**WHAT YOU WILL DO:** Transcribe the listing that follows in full, omitting pictures.

**INFORMATION SUPPLIED:**

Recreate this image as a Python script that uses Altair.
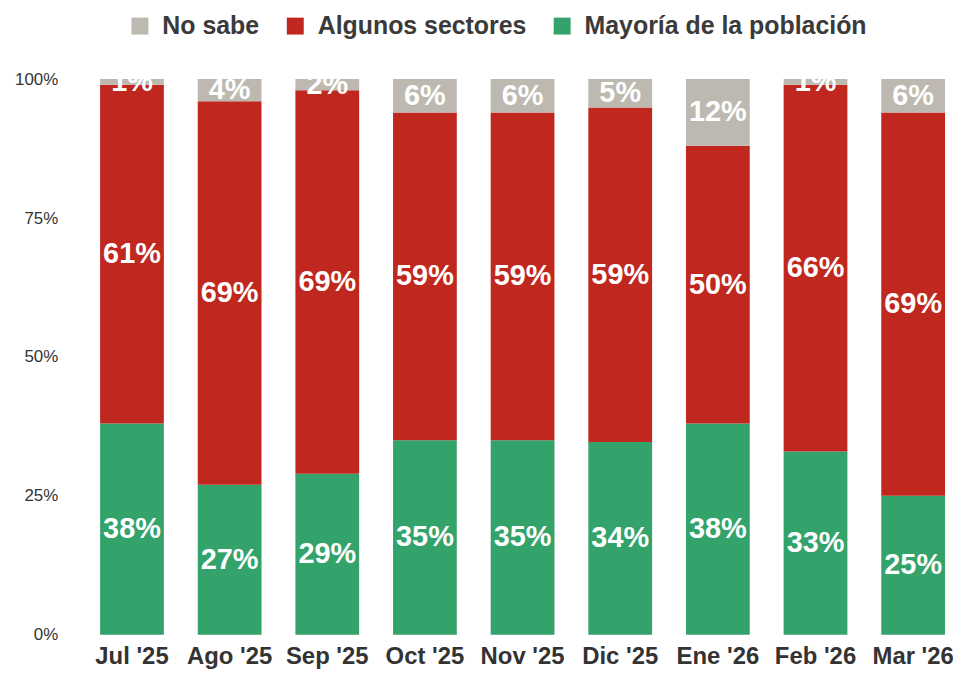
import altair as alt
import pandas as pd

meses = ["Jul '25", "Ago '25", "Sep '25", "Oct '25", "Nov '25", "Dic '25", "Ene '26", "Feb '26", "Mar '26"]
mayoria = [38, 27, 29, 35, 35, 34, 38, 33, 25]
algunos = [61, 69, 69, 59, 59, 59, 50, 66, 69]
no_sabe = [1, 4, 2, 6, 6, 5, 12, 1, 6]

series = ["No sabe", "Algunos sectores", "Mayoría de la población"]
colores = ["#bdb9b1", "#c0281f", "#33a36b"]
orden = {"Mayoría de la población": 0, "Algunos sectores": 1, "No sabe": 2}

rows = []
for i, m in enumerate(meses):
    for s, vals in (("Mayoría de la población", mayoria), ("Algunos sectores", algunos), ("No sabe", no_sabe)):
        rows.append({"mes": m, "serie": s, "valor": vals[i], "ord": orden[s]})
df = pd.DataFrame(rows)

FONT = "Liberation Sans"

base = alt.Chart(df).transform_stack(
    stack="valor", groupby=["mes"], as_=["y0", "y1"], offset="normalize",
    sort=[alt.SortField("ord", order="ascending")]
).transform_calculate(
    mid="(datum.y0 + datum.y1) / 2",
    etiqueta="datum.valor + '%'"
)

x_enc = alt.X("mes:N", sort=meses, title=None,
              scale=alt.Scale(paddingInner=0.347, paddingOuter=0.1045, align=1),
              axis=alt.Axis(labelAngle=0, labelFont=FONT, labelFontSize=24, labelFontWeight="bold",
                            labelColor="#333333", ticks=False, domain=False, labelPadding=10))

bars = base.mark_bar().encode(
    x=x_enc,
    y=alt.Y("y0:Q", title=None, scale=alt.Scale(domain=[0, 1]),
            axis=alt.Axis(format="%", values=[0, 0.25, 0.5, 0.75, 1], grid=False, ticks=False, domain=False,
                          labelFont=FONT, labelFontSize=17, labelColor="#333333", labelPadding=22)),
    y2="y1:Q",
    color=alt.Color("serie:N", scale=alt.Scale(domain=series, range=colores),
                    legend=alt.Legend(title=None, orient="none", direction="horizontal",
                                      legendX=48, legendY=-66, padding=0, symbolType="square", symbolSize=289,
                                      symbolStrokeWidth=0, labelFont=FONT, labelFontSize=25,
                                      labelColor="#3a3a3a", labelFontWeight="bold", labelLimit=0,
                                      columnPadding=23, symbolOffset=0, labelOffset=10)),
)

labels = base.mark_text(font=FONT, fontSize=29, fontWeight="bold", color="white",
                        baseline="middle", align="center").encode(
    x=alt.X("mes:N", sort=meses),
    y=alt.Y("mid:Q"),
    text="etiqueta:N",
)

chart = alt.layer(bars, labels).properties(
    width=869, height=558,
    autosize=alt.AutoSizeParams(type="none"),
    padding={"left": 72, "top": 70, "right": 8, "bottom": 42},
).configure_view(stroke=None)

chart.save("out.html", embed_options={"renderer": "svg", "actions": False})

**THE COMPLETED TASK:**
Recreate this image as a Python script that uses Altair.
import altair as alt
import pandas as pd

meses = ["Jul '25", "Ago '25", "Sep '25", "Oct '25", "Nov '25", "Dic '25", "Ene '26", "Feb '26", "Mar '26"]
mayoria = [38, 27, 29, 35, 35, 34, 38, 33, 25]
algunos = [61, 69, 69, 59, 59, 59, 50, 66, 69]
no_sabe = [1, 4, 2, 6, 6, 5, 12, 1, 6]

series = ["No sabe", "Algunos sectores", "Mayoría de la población"]
colores = ["#bdb9b1", "#c0281f", "#33a36b"]
orden = {"Mayoría de la población": 0, "Algunos sectores": 1, "No sabe": 2}

rows = []
for i, m in enumerate(meses):
    for s, vals in (("Mayoría de la población", mayoria), ("Algunos sectores", algunos), ("No sabe", no_sabe)):
        rows.append({"mes": m, "serie": s, "valor": vals[i], "ord": orden[s]})
df = pd.DataFrame(rows)

FONT = "Liberation Sans"

base = alt.Chart(df).transform_stack(
    stack="valor", groupby=["mes"], as_=["y0", "y1"], offset="normalize",
    sort=[alt.SortField("ord", order="ascending")]
).transform_calculate(
    mid="(datum.y0 + datum.y1) / 2",
    etiqueta="datum.valor + '%'"
)

x_enc = alt.X("mes:N", sort=meses, title=None,
              scale=alt.Scale(paddingInner=0.347, paddingOuter=0.1045, align=1),
              axis=alt.Axis(labelAngle=0, labelFont=FONT, labelFontSize=24, labelFontWeight="bold",
                            labelColor="#333333", ticks=False, domain=False, labelPadding=10))

bars = base.mark_bar().encode(
    x=x_enc,
    y=alt.Y("y0:Q", title=None, scale=alt.Scale(domain=[0, 1]),
            axis=alt.Axis(format="%", values=[0, 0.25, 0.5, 0.75, 1], grid=False, ticks=False, domain=False,
                          labelFont=FONT, labelFontSize=17, labelColor="#333333", labelPadding=22)),
    y2="y1:Q",
    color=alt.Color("serie:N", scale=alt.Scale(domain=series, range=colores),
                    legend=alt.Legend(title=None, orient="none", direction="horizontal",
                                      legendX=48, legendY=-66, padding=0, symbolType="square", symbolSize=289,
                                      symbolStrokeWidth=0, labelFont=FONT, labelFontSize=25,
                                      labelColor="#3a3a3a", labelFontWeight="bold", labelLimit=0,
                                      columnPadding=23, symbolOffset=0, labelOffset=10)),
)

labels = base.mark_text(font=FONT, fontSize=29, fontWeight="bold", color="white",
                        baseline="middle", align="center").encode(
    x=alt.X("mes:N", sort=meses),
    y=alt.Y("mid:Q"),
    text="etiqueta:N",
)

chart = alt.layer(bars, labels).properties(
    width=869, height=558,
    autosize=alt.AutoSizeParams(type="none"),
    padding={"left": 72, "top": 70, "right": 8, "bottom": 42},
).configure_view(stroke=None)

chart.save("out.html", embed_options={"renderer": "svg", "actions": False})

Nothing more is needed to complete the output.